The long-term concern among traditional Western lessors is that the value ecosystem is becoming distorted. Aircraft values are, in part, a reflection of market perception and the predictability of lease cash flows.
When Chinese lessors disrupt those cash flows by offering below-market lease rates, the market recalibrates its assumptions. This can lead to a chain reaction in portfolio valuations, residual value expectations, and risk management practices among lessors and banks.
There is also an underlying geopolitical dynamic at play. China’s Belt and Road Initiative (BRI) has elevated Africa and Southeast Asia as strategic zones for infrastructure investment, aviation included.
Aircraft leases supported by Chinese policy banks or state-influenced entities often come with softer financial covenants or broader diplomatic objectives. In regions where creditworthiness is a concern, such flexibility is more attractive than the stricter underwriting practices of Western lessors. This gives Chinese lessors an edge not only in placement but also in dictating terms that eventually shape regional leasing norms.
This growing presence of Chinese lessors is also changing the complexion of competition. Western lessors, accustomed to dictating lease terms, are increasingly finding themselves undercut or pushed out of certain tenders. In response, some are reconsidering their exposure to emerging markets or demanding higher lease-end compensation to offset lower lease rates. Others are shifting their focus to freighters, newer aircraft types, or stronger credits in an attempt to protect portfolio integrity.
Chinese lessors are not immune to the risks of the markets they are targeting. Aircraft placements in regions with weaker infrastructure, regulatory uncertainty, or political instability can be a double-edged sword.
Repossessions, maintenance tracking, and remarketing can be significantly more complex in countries where legal frameworks are weak or aviation oversight is fragmented. Some observers believe Chinese lessors are underestimating these risks, or at least discounting them for now in favor of broader strategic goals.

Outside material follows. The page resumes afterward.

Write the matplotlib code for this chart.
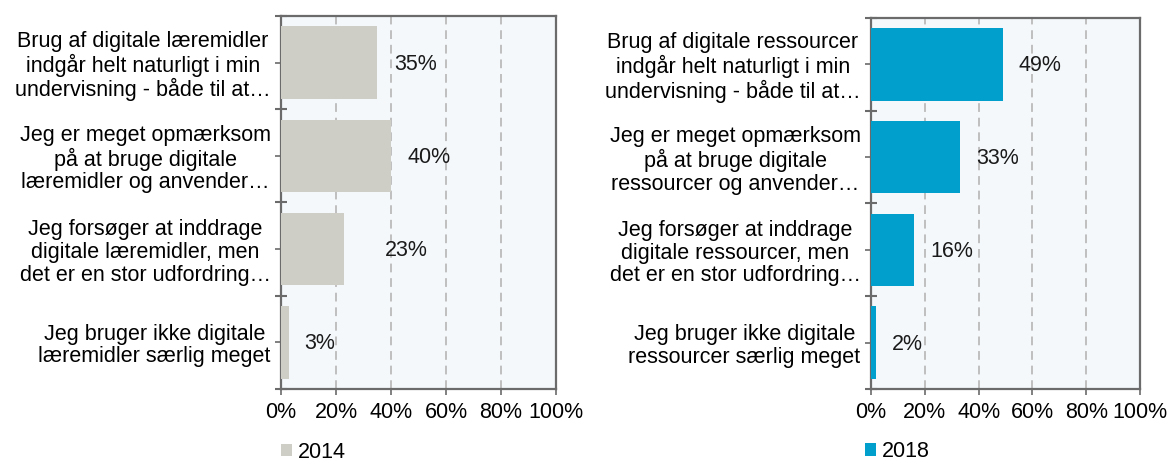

In the long run, this evolving dynamic is forcing a reassessment of the entire global aircraft leasing market. If Chinese lessors continue to gain market share in Africa and Southeast Asia, they will also gain leverage in shaping market norms, lease structures, and even asset values. That influence is likely to spill into appraisal methodologies, insurer behavior, and the secondary market for used aircraft.